The three-time Paralympic gold medallist from Canada retired after the Beijing 2008 Games to enroll at Hunter College in New York City, USA, to fulfill his dream of becoming a professional musician. He came out of retirement in 2011 and proceeded to help Canada claim gold at the London 2012 Paralympics, dominating in the team’s 64-58 final victory over Australia with 34 points.

Anderson, a 4.5-point player, has not competed with the Canadian national team since then, and thus will not be a part of the squad at the Toronto 2015 Parapan American Games, which begin Friday 7 August.

However, he has not officially retired, either.

“I’m not going to use that word this time around,” Anderson said. “But I took myself out of the running for Rio 2016.

“I’m a little bit out of sight, out of mind. Whenever I get back with the guys on the court, it makes me want to come back and play. But when I get away doing other things with family and music, I realise my heart’s in that just as much. The desire to play and be a part of the team comes and goes.”

A new tune

Anderson and his wife, Anna Paddock, have been looking after their two-month old Stanley, as well as pursuing their music careers together. They just released their debut EP as a duo on 23 July and are already scheduled to play at a couple of festivals over the next few months.

“I’m a rookie all over again,” Anderson said. “It’s kind of like the Wild West, trying to figure out how the music industry works these days. It’s all in flux with streaming, Spotify and everything else. We’re wading in that chaos, trying to make a go of it. It’s exciting and intimidating at the same time.”

The couple, whose band is called “The Lay Awakes,” worked with a music producer in Brooklyn, New York to record their independent EP.

“No one’s going to confuse our music with summer jams,” Anderson joked. “It’s definitely not a Beach Boys, fun-and-games type of music. It’s a little bit darker – the product of laying awake at night.”

Still hooping

Anderson is also trying to keep one eye on his – we won’t say ‘former’ just yet – team.

He regroups with Canada’s national wheelchair basketball squad from time to time to catch up and help mentor some of the younger players.

With three starters gone from the London 2012 title team, the Canadians are lacking a veteran presence heading into Toronto 2015, which serves as a direct qualifier for Rio 2016.

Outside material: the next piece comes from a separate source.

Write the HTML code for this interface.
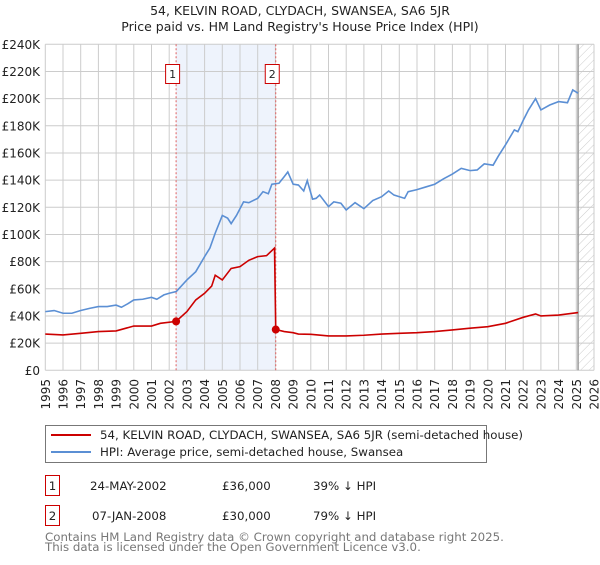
<!DOCTYPE html>
<html><head><meta charset="utf-8"><style>
body{margin:0;background:#fff;font-family:"Liberation Sans","DejaVu Sans",sans-serif;}
svg text{font-family:"DejaVu Sans","Liberation Sans",sans-serif;}
</style></head><body>
<svg id="chart" width="600" height="560" xmlns="http://www.w3.org/2000/svg">
<defs><pattern id="hatch" width="6" height="6" patternUnits="userSpaceOnUse" patternTransform="rotate(45)"><line x1="0" y1="0" x2="0" y2="6" stroke="#ccc" stroke-width="1"/></pattern></defs>
<text x="300" y="15" text-anchor="middle" font-size="12.5" fill="#222">54, KELVIN ROAD, CLYDACH, SWANSEA, SA6 5JR</text>
<text x="300" y="31" text-anchor="middle" font-size="12.5" fill="#222">Price paid vs. HM Land Registry's House Price Index (HPI)</text>
<g id="plot"></g>
<g>
<rect x="45.5" y="425.5" width="441" height="37" fill="#fff" stroke="#777"/>
<line x1="51" y1="435" x2="91" y2="435" stroke="#cc0000" stroke-width="2"/>
<text x="100" y="439" font-size="11.8" fill="#222">54, KELVIN ROAD, CLYDACH, SWANSEA, SA6 5JR (semi-detached house)</text>
<line x1="51" y1="452" x2="91" y2="452" stroke="#5b8fd4" stroke-width="2"/>
<text x="100" y="456" font-size="11.8" fill="#222">HPI: Average price, semi-detached house, Swansea</text>
</g>
<g font-size="11.8" fill="#222">
<rect x="45.5" y="475.5" width="14" height="20" fill="#fff" stroke="#c00"/>
<text x="52.5" y="490" text-anchor="middle">1</text>
<text x="90" y="490">24-MAY-2002</text><text x="222" y="490">£36,000</text><text x="313" y="490">39% ↓ HPI</text>
<rect x="45.5" y="505.5" width="14" height="20" fill="#fff" stroke="#c00"/>
<text x="52.5" y="520" text-anchor="middle">2</text>
<text x="92" y="520">07-JAN-2008</text><text x="222" y="520">£30,000</text><text x="313" y="520">79% ↓ HPI</text>
</g>
<text x="45" y="541" font-size="11.8" fill="#777">Contains HM Land Registry data © Crown copyright and database right 2025.</text>
<text x="45" y="551" font-size="11.8" fill="#777">This data is licensed under the Open Government Licence v3.0.</text>
</svg>
<script>
const yTicks=[0,20,40,60,80,100,120,140,160,180,200,220,240];
const yearTicks=[1995,1996,1997,1998,1999,2000,2001,2002,2003,2004,2005,2006,2007,2008,2009,2010,2011,2012,2013,2014,2015,2016,2017,2018,2019,2020,2021,2022,2023,2024,2025,2026];
const hpiYears=[1995,1995.5,1996,1996.5,1997,1997.5,1998,1998.5,1999,1999.3,1999.7,2000,2000.5,2001,2001.3,2001.7,2002,2002.4,2003,2003.5,2004,2004.3,2004.6,2005,2005.3,2005.5,2005.8,2006.2,2006.5,2007,2007.3,2007.6,2007.8,2008.2,2008.5,2008.7,2009,2009.3,2009.6,2009.8,2010.1,2010.3,2010.5,2011,2011.3,2011.7,2012,2012.5,2013,2013.5,2014,2014.4,2014.7,2015.3,2015.5,2016,2016.5,2017,2017.5,2018,2018.5,2019,2019.4,2019.8,2020.3,2020.6,2021,2021.5,2021.7,2022,2022.3,2022.7,2023,2023.5,2024,2024.5,2024.8,2025.1];
const hpiValues=[43.2,44,42,42,44,45.6,46.9,46.9,48,46.4,49.3,51.8,52.3,53.7,52.3,55.5,56.7,58,66.5,72.6,83.7,90,101,114,112,108,114,124,123.4,126.6,131.5,130,137,137.7,142.6,146,137,136.4,132,139.6,126,126.6,129,120.5,124,123,118,123.4,119,125,127.8,132,129,126.6,131.5,133,135,137,141,144.5,148.7,147,147.5,152,151,157.8,166,177,175.7,184,191.7,200,191.7,195.3,197.8,197,206.4,204];
const paidYears=[1995,1996,1997,1998,1999,2000,2001,2001.5,2002.39,2003,2003.5,2004,2004.4,2004.6,2005,2005.5,2006,2006.5,2007,2007.5,2007.95,2008.02,2008.5,2009,2009.3,2010,2011,2012,2013,2014,2015,2016,2017,2018,2019,2020,2021,2022,2022.7,2023,2024,2025.1];
const paidValues=[26.7,26,27.2,28.5,29,32.6,32.6,34.6,36,43.2,51.8,56.7,62,70,66.5,75,76.3,81,83.7,84.4,90,30,28.5,27.7,26.7,26.5,25.3,25.3,25.8,26.7,27.2,27.7,28.5,29.7,31,32.1,34.6,39,41.5,40,40.7,42.5];
const saleYears=[2002.39,2008.02];
const saleValues=[36,30];
const saleLabels=['1','2'];
const forecastStart=2025.1;

const NS='http://www.w3.org/2000/svg';
const L=45.3,R=594,T=44.3,B=370.3;
const xs=y=>L+(y-1995)/(2026-1995)*(R-L);
const ys=v=>B-v/240*(B-T);
const g=document.getElementById('plot');
function mk(t,a,p){const e=document.createElementNS(NS,t);for(const k in a)e.setAttribute(k,a[k]);(p||g).appendChild(e);return e;}

const sh=mk('rect',{x:xs(saleYears[0]),y:T,width:xs(saleYears[1])-xs(saleYears[0]),height:B-T,fill:'#eef3fc'});


const ht=mk('rect',{x:xs(forecastStart),y:T,width:R-xs(forecastStart),height:B-T,fill:'url(#hatch)'});



yTicks.forEach(v=>{
 const ln=mk('line',{x1:L,x2:R,y1:ys(v),y2:ys(v),stroke:'#cccccc','stroke-width':1});
 
 
 const t=mk('text',{x:40,y:ys(v)+4.5,'text-anchor':'end','font-size':12,fill:'#222'});
 
 
 t.textContent='£'+(v===0?'0':v+'K');
});
yearTicks.forEach(yr=>{
 const ln=mk('line',{x1:xs(yr),x2:xs(yr),y1:T,y2:B,stroke:'#cccccc','stroke-width':1});
 
 
 const t=mk('text',{x:0,y:0,'text-anchor':'end','font-size':12,fill:'#222',transform:`translate(${xs(yr)+4.5},379) rotate(-90)`});
 
 
 t.textContent=yr;
});
const fl=mk('line',{x1:xs(forecastStart),x2:xs(forecastStart),y1:T,y2:B,stroke:'#999','stroke-width':1.5});



saleYears.forEach((yr,i)=>{
 const ln=mk('line',{x1:xs(yr),x2:xs(yr),y1:T,y2:B,stroke:'#e06060','stroke-width':1,'stroke-dasharray':'2,2'});
 
 
 const r=mk('rect',{x:xs(yr)-10.5,y:64.5,width:14,height:19,fill:'#fff',stroke:'#c00'});
 
 
 const t=mk('text',{x:xs(yr)-3.5,y:78,'text-anchor':'middle','font-size':11,fill:'#222'});
 
 
 t.textContent=saleLabels[i];
});

const hp=mk('polyline',{points:hpiYears.map((y,i)=>xs(y)+','+ys(hpiValues[i])).join(' '),fill:'none',stroke:'#5b8fd4','stroke-width':1.6});


const pp=mk('polyline',{points:paidYears.map((y,i)=>xs(y)+','+ys(paidValues[i])).join(' '),fill:'none',stroke:'#cc0000','stroke-width':1.6});


saleYears.forEach((yr,i)=>{
 const c=mk('circle',{cx:xs(yr),cy:ys(saleValues[i]),r:4,fill:'#cc0000'});
 
 
});
</script>
</body></html>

But Anderson believes Vincent Dallaire or Nik Goncin could fill that role.

Dallaire, a 1.5-pointer, has an arm span of six feet, six inches, and great court smarts; he could become a leader for the next decade if he uses his body to his advantage, said Anderson.

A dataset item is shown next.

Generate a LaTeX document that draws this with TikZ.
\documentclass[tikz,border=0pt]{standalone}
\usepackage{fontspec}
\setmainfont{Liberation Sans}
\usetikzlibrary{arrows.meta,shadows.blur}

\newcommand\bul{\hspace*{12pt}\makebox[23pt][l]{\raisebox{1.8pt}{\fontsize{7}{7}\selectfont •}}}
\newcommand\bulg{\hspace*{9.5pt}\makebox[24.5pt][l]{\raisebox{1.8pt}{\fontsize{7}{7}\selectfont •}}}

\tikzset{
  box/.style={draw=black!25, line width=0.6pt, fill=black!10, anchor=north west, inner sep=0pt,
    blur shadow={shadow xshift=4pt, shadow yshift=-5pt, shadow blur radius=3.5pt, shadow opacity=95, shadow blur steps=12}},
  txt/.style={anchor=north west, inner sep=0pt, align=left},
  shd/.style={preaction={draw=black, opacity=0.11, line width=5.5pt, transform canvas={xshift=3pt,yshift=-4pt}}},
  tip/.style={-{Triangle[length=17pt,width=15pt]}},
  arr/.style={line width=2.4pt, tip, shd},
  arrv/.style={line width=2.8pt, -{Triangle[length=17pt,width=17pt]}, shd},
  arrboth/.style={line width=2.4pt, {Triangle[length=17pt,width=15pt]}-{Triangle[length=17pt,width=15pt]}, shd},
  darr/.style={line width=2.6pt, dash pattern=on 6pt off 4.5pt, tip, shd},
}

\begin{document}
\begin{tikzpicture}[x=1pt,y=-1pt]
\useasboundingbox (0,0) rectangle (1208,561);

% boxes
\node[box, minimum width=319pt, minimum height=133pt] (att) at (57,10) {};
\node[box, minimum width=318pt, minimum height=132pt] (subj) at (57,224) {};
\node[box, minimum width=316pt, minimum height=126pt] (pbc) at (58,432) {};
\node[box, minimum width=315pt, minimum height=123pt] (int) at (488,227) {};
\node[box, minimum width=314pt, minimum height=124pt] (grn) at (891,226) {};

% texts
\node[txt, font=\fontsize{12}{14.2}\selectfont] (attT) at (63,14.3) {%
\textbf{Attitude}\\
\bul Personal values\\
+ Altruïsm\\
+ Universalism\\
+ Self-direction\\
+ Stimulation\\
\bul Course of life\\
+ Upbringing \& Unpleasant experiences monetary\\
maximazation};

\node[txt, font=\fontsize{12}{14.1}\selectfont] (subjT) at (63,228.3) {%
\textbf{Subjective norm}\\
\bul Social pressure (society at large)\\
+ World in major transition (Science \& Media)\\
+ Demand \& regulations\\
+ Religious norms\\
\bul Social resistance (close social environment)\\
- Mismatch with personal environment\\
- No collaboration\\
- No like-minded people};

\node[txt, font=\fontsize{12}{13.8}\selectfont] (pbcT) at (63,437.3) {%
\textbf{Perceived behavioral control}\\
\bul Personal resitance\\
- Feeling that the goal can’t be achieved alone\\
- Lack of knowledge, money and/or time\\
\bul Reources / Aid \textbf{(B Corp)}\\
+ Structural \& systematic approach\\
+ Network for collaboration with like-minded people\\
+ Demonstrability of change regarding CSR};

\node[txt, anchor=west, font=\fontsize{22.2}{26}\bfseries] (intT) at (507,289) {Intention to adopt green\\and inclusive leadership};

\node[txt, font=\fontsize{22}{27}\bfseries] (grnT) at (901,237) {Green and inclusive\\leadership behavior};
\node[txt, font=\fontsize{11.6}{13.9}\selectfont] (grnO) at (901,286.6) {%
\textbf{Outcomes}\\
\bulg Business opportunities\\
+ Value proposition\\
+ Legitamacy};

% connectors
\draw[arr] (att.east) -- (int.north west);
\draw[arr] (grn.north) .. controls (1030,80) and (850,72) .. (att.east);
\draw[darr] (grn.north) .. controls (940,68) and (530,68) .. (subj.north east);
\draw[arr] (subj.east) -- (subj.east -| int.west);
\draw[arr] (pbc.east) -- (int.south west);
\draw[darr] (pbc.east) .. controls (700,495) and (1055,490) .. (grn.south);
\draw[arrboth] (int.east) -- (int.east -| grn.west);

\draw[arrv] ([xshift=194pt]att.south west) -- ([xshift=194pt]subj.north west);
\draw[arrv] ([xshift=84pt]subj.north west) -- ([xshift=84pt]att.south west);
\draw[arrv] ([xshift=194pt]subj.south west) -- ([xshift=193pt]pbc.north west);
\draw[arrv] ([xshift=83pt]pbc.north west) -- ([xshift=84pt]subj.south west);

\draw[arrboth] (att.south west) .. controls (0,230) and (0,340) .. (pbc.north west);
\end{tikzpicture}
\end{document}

Goncin, a 4.5-pointer, has incredible speed according to Anderson, but still needs to develop in other areas to make up for his small size.

Anderson, meanwhile, is still playing the game himself, albeit not with the national team. In 2013, he joined the New York Rollin Knicks, a club team in the NBA-affiliated National Wheelchair Basketball Association in the US. The Rollin Knicks, which also includes Canadian national team member and two-time Paralympic champion David Eng, won a national title in 2014.

More recently, Anderson and Eng have been trialling what they call “open-point style wheelchair basketball.” They have organised several exhibition games that either integrate able-bodied athletes or consist of just 4.5-point players.

Although he remains involved in the game, Anderson insists slowly, but surely he is transitioning to music world.

And so far, it’s been a “daunting, but exciting,” transition.

“Being 35, that youthful, ignorant confidence is somewhat gone,” Anderson said. “In wheelchair basketball, I always felt like I had a place and was needed for whatever team I was on. I don’t have the same sense in the music world. It’s hard to feel like what you’re doing is needed because there are so many talented people doing the same thing.

“So every day you have to wake up and say, ‘There’s this vision I have for what I want to do,’ and put one foot ahead of the next.”